There is a lot of information available in this dataset that we
would like to extract: we can use the currency
as a proxy for country, we can look at fuel efficiency, we can
analyse the cost of fuel throughout the world,
for example.
Something to note on memory usage if you are using Pandas. In
Pandas, everything is stored in memory
(vs dask or modin where computation is done out of memory). Reading
in a dataset of fairly modest size
can use up a significant amount of your RAM. When reading in a
dataset, Pandas will attempt to guess
the datatype, but if it is unable to, it will revert to object (ie
string). Getting the datatype correct for your
columns can reduce memory use substantially: an integer will use
far less memory than storing an integer
as a string. Similarly for floats, dates, and bools. For strings,
you might convert them to categoricals to
reduce memory usage too. In this dataset, not only do you need to
fix the datatypes to properly analyse
the dataset, you will see a drop in memory usage and a big boost in
performance after you have done this.
1 Data Cleaning
This dataset to a large extent relies on user input, and these are
users from around the world. Looking at
the data, you will find things like the following:
• date_fueled sometimes has a description of what the user did,
instead of a date.
• Numerical fields like gallons, miles, odometer will have commas
in them as a thousands delimeter
(this depends on the location of the user, generally). So, instead
of writing 1523.50, they might
write 1,523.50. Converting this to a float in pandas will require
editing the string.
• The fields relating to costs (cost_per_gallon and total_spent)

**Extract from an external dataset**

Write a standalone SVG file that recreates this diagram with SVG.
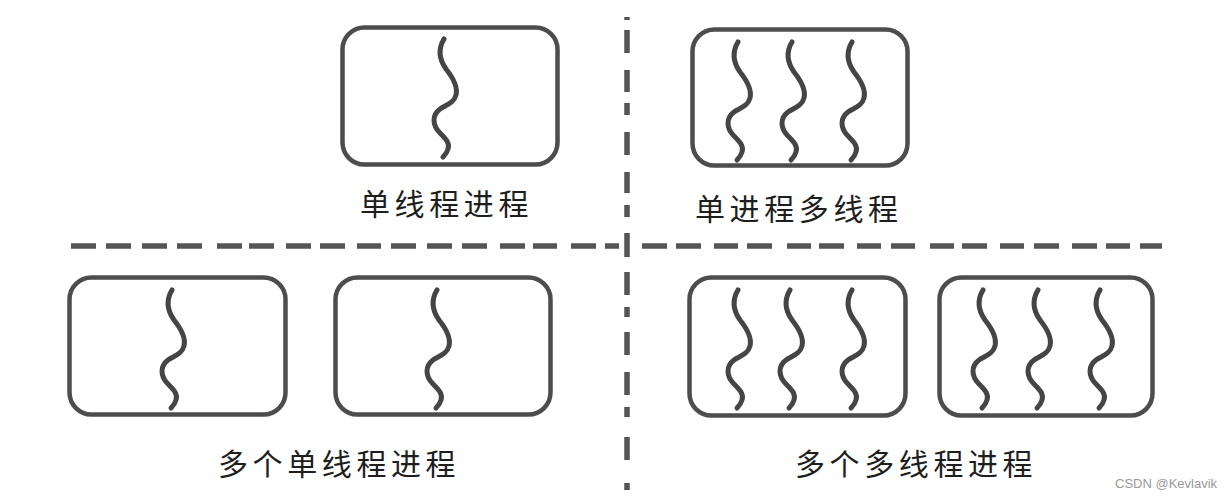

have the currency symbol in the
value (eg. R500 or $500). There are many different currencies
used.
1.1 Date Fields
1. Identify what percentage of date_fueled entries are not proper
dates. [1]
2. If date_fueled is not entered correctly (or is not a date), and
the date captured is a valid date, then
fill in this value as a proxy. [1]
3. Convert the column to a date format, setting any invalid date
fueled entries to NaT. [2]
4. Remove dates that are in the future, or dates that are earlier
than 2005. [1]
5. Plot the distribution of fueling dates and comment on the
results. [2]
1.2 Numeric Fields
1. Identify what percentage of gallons, miles, odometer and entries
are missing. [3]
2. The miles, gallons and mpg columns are interdependent. If one is
missing, the other two can be
used to calculate it. [3]
3. The values will be read in as objects (or strings) by Pandas.
Convert these values to float (note the
point above about commas in the value). [5]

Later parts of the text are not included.